I’m an ardent devotee of García Márquez and I will even read his Safeway grocery list with a sense of urgency. Hence a reader may find me a little biased. Marquez always seems to be able to drag me kicking and screaming into a world that I shudder to enter.
I didn’t want to read some of the stories in this book and I’m yet to finish all because I’ve been unable to concentrate for too long this week. I was revolted even as I began some but I read on, fascinated, knowing that I was being led to a place from which the view was going to be both refreshing and panoramic.
She was tired of being the center of attention, of being under siege from men’s long looks. At night, when insomnia stuck its pins into her eyes, she would have liked to be an ordinary woman, without any special attraction. Everything was hostile to her without the four walls of her room. Desperate, she could feel her vigil spreading out under her skin, into her head, pushing the fever upward toward the roots of her hair. It was as if her arteries had become peopled with hot, tiny insects who, with the approach of dawn, awoke each day and ran about on their moving feet in a rending subcutaneous adventure in that place of clay made fruit where her anatomical beauty had found its home.
That’s how, without ever being told who exactly the protagonist was, I realized that she, Eva, was now a spirit that had left the body of a beautiful woman and had subsequently entered the body of a cat, slipping through the fur and the whiskers into a whole different place with new possibilities.
García Márquez is celebrated for employing magical realism, for looking at the world with fresh new eyes. In Eva Is Inside Her Cat,, it’s clear that everything has a much deeper meaning than what just appears on the surface. Was García Márquez implying that women were inherently unhappy with the physical qualities they had been given at birth? Perhaps. Eva is clearly a beautiful woman whose insomnia drives her insane. When she dies—and how she died is unclear although there are hints about suicide—her spirit hovers in the home.
She felt changed into an abstract, imaginary being. She felt changed into an incorporeal woman, something like her suddenly having entered that high and unknown world of pure spirits.
In the end we are transported back some 3000 years, making us wonder if the author is merely reminding us that woman have felt thus since the beginning of time. They are preoccupied with the notion of physical beauty (or the lack of it) and it ultimately becomes a burden their mind cannot bear.
I’m never sure I’ve grasped all the facets to his stories and I often find myself rereading them to see if there are details I missed on a first iteration. In the story about Eva, the symbolism of the desire to eat an orange eludes me even after several reads.

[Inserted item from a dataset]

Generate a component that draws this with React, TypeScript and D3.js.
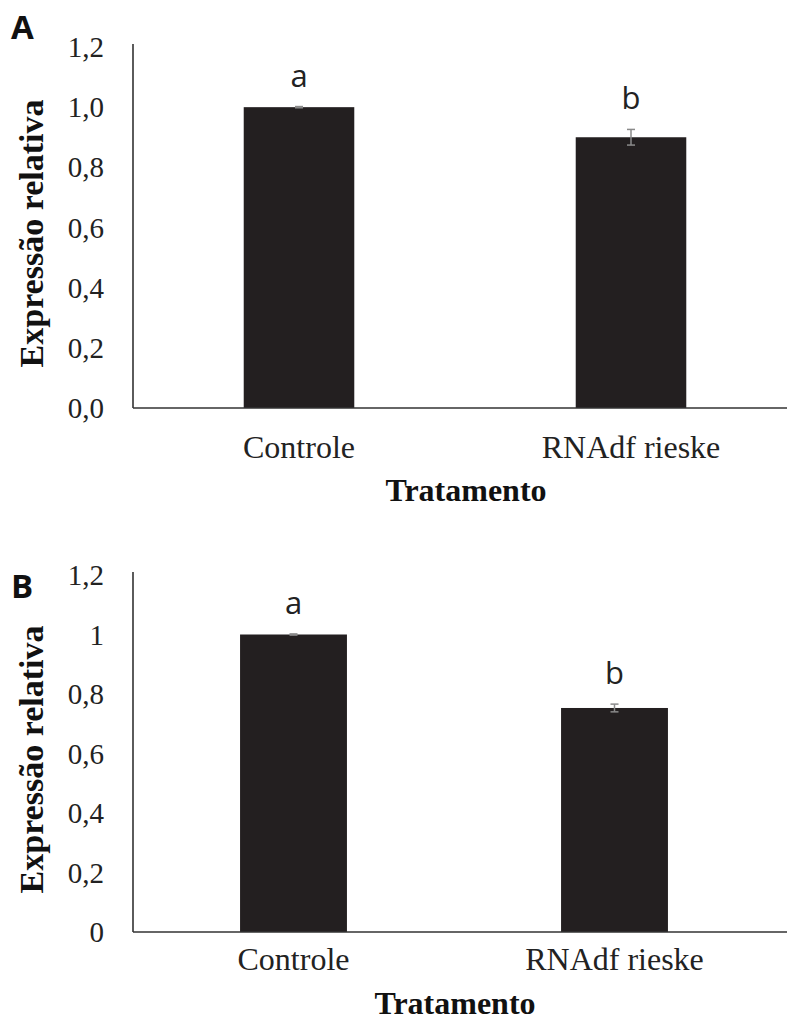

In García Márquez’s work, I know I can always look forward to the audacious energy he packs into what should be the most solemn of stories. Big Mama’s Funeral, despite the title, is, literally, a riot. Consider Big Mama’s birthday celebrations while she lived and it becomes clear why the city, the nation, the Pope, and, heck, the world itself, participated in her funeral. Let’s take a look at her birthday fanfare.
The festivities used to begin two days before and end on the day of her birthday, with the thunder of fireworks and a family dance at Big Mama’s house. The carefully chosen guests and the legitimate members of the family, generously attended by the bastard line, danced to the beat of the old pianola which was equipped with the rolls most in style. Big Mama presided over the party from the rear of the hall in an easy chair with linen pillows, imparting discreet instructions with her right hand, adorned with rings on all her fingers. On that night the coming year’s marriages were arranged, at times in complicity with the lovers, but almost always counseled by her own inspiration. To finish off the jubilation, Big Mama went out to the balcony which was decorated with diadems and Japanese lanterns, and threw coins to the crowd.
Every page of García Márquez serves up sarcasm, snark, mysticism, surrealism, history, and humor in long loopy sentences that often make me a little winded. Reading him is tantamount to being buried in an avalanche of ideas in which the words melt away even as I savor them.
The stories in this collection are spread over 337 pages. When the stories I managed to read rolled to their end, I’d gleaned something about what it means to be sentient in the world of mortals—about how some of us are marked to be larger than life, how it’s only in the dying we sense the beauty of a life well-lived, how the love of a blind grandmother can morph into x-ray vision through a bathroom door, and how a gnarly toothache can build an invisible bridge between a penurious dentist and a ruthless mayor of his town.